As chairman of the organisation that represents the rank-and-file officers, Mark Lindsay added the language being used by some politicians in relation to policing in recent days had damaged the morale of members.
Policing has been in the spotlight since the Public Prosecution Service announced there would be no charges linked to the funeral of Bobby Storey last June.
DUP leader Arlene Foster has called on Chief Constable Simon Byrne to resign, saying his position is "untenable". TUV leader Jim Allister went one step further, claiming there was "apparent collusion" between the PSNI and Sinn Fein during the planning of the funeral.
Mr Lindsay said: "I would be saying to the politicians: be careful of the language you use.
"I think where we are now is a situation where policing is constantly under attack, whether that be more junior officers on the street or whether that be command.
"Any political comment which tends to pit police against one community in favour of another community is always very dangerous in our society.
"Right now anyone who is part of the organisation feels completely under the cosh, we feel we can't do right for doing wrong. That goes for the ordinary constable on the street to those involved in other areas of policing."
Mr Lindsay said officers felt they should never have been responsible for policing the health regulations, and the enforcement of Covid restrictions had damaged their relationship with the community.
He added: "This was never a role for the PSNI to carry out, this should have been dealt with properly by the Executive at the start. The powers should have been given to councils with enforcement wardens put in place, but certainly taken away from policing.
"There's been so much investment into community policing, into neighbourhood policing. To then have the police confronting people for what is basically seen as an infringement of their human rights, albeit for their own health protection, that has really damaged policing.
"We are seeing the outworkings of that. All the crises that have come up in the last year have all been to do with Covid, whether it's been around people being stopped on a beach or around funerals."
In giving an explanation for the decision on the Storey funeral, the PPS said the ever-changing nature of the legislation made it confusing and at times contradictory.
"The legislation changed very frequently around the end of last year. No one could keep up with it," said Mr Lindsay.
"The PPS have now said it was confusing. If the PPS cannot work their way through it, then obviously the PSNI will find it difficult as well.
"It was very quickly drawn up, and we all know the reason why that was the case. But it was almost like the politicians thought 'we've done our bit now and we can move on', and left the police to try and work out the minutiae of it.
"For instance, the powers of entry (into a private property) were so weak they didn't exist, so unless there were other offences being committed police didn't have the power. There were conversations at the time and officers were assured there were powers of entry, when there weren't.

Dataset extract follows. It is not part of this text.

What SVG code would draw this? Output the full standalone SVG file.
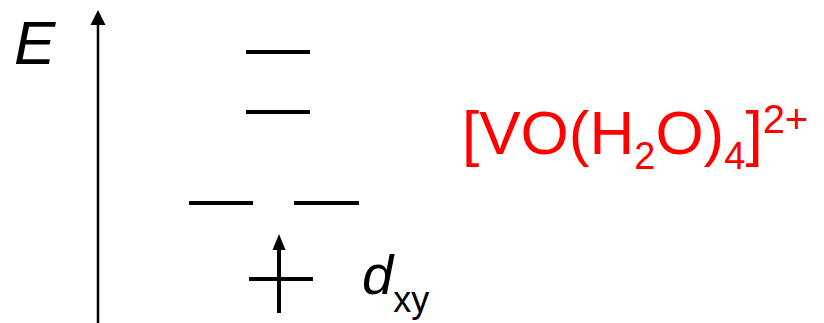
<svg xmlns="http://www.w3.org/2000/svg" width="824" height="323" viewBox="0 0 824 323">
<style>
.lvl{stroke:#000;stroke-width:4;fill:none}
.ax{stroke:#000;stroke-width:2.5;fill:none}
.t{font-family:"Liberation Sans",Arial,sans-serif;fill:#000}
.red{font-family:"Liberation Sans",Arial,sans-serif;fill:#ff0000}
</style>
<g id="connectors">
<line class="ax" x1="98" y1="323" x2="98" y2="24"/>
<path d="M90.5,25 L98,10 L105.5,25 Z" fill="#000"/>
</g>
<g id="axis-label"><text class="t" x="14" y="64" font-size="62" font-style="italic">E</text></g>
<g id="level-1"><line class="lvl" x1="246" y1="52" x2="310" y2="52"/></g>
<g id="level-2"><line class="lvl" x1="246" y1="112" x2="310" y2="112"/></g>
<g id="level-3a"><line class="lvl" x1="189" y1="203" x2="253" y2="203"/></g>
<g id="level-3b"><line class="lvl" x1="294" y1="203" x2="359" y2="203"/></g>
<g id="level-dxy">
<line class="lvl" x1="249" y1="279" x2="313" y2="279"/>
<line class="lvl" x1="279" y1="313" x2="279" y2="248"/>
<path d="M272.5,250 L279,234 L285.5,250 Z" fill="#000"/>
<text class="t" x="362" y="294" font-size="56"><tspan font-style="italic">d</tspan><tspan font-size="36" y="312">xy</tspan></text>
</g>
<g id="formula">
<text class="red" x="462" y="154" font-size="62">[VO(H<tspan font-size="38" y="169">2</tspan><tspan y="154">O)</tspan><tspan font-size="38" y="169">4</tspan><tspan y="154">]</tspan><tspan font-size="40" y="133">2+</tspan></text>
</g>
</svg>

"And our officers are the people on the ground trying to interpret that. Those flaws are then exposed whenever there is a challenge from the public."
Mr Lindsay said relations had been damaged across the spectrum, including with Black Lives Matter protesters, and unionist and nationalist communities. He added: "Everyone seems to have a story of how they feel harm has been done to their community through policing of the Covid regulations.
"I've spoken to many officers around this and they feel totally demoralised. The overwhelming opinion I get is no matter what they do they are being undermined, whether that be from politicians, or from within communities, or whether it be from senior command."
He said there was a feeling officers did not get the support they need around some issues they really needed backing on.
He added while he did not think anyone would fail to do their duty, "there is this fear at the back of their minds that if they are perceived to having done it differently to how someone else may have handled it, that they will be suspended or dealt with in a very punitive manner".
"That's not a good place to be in and is certainly not good for morale of police, who already feel undermined and demoralised", he said.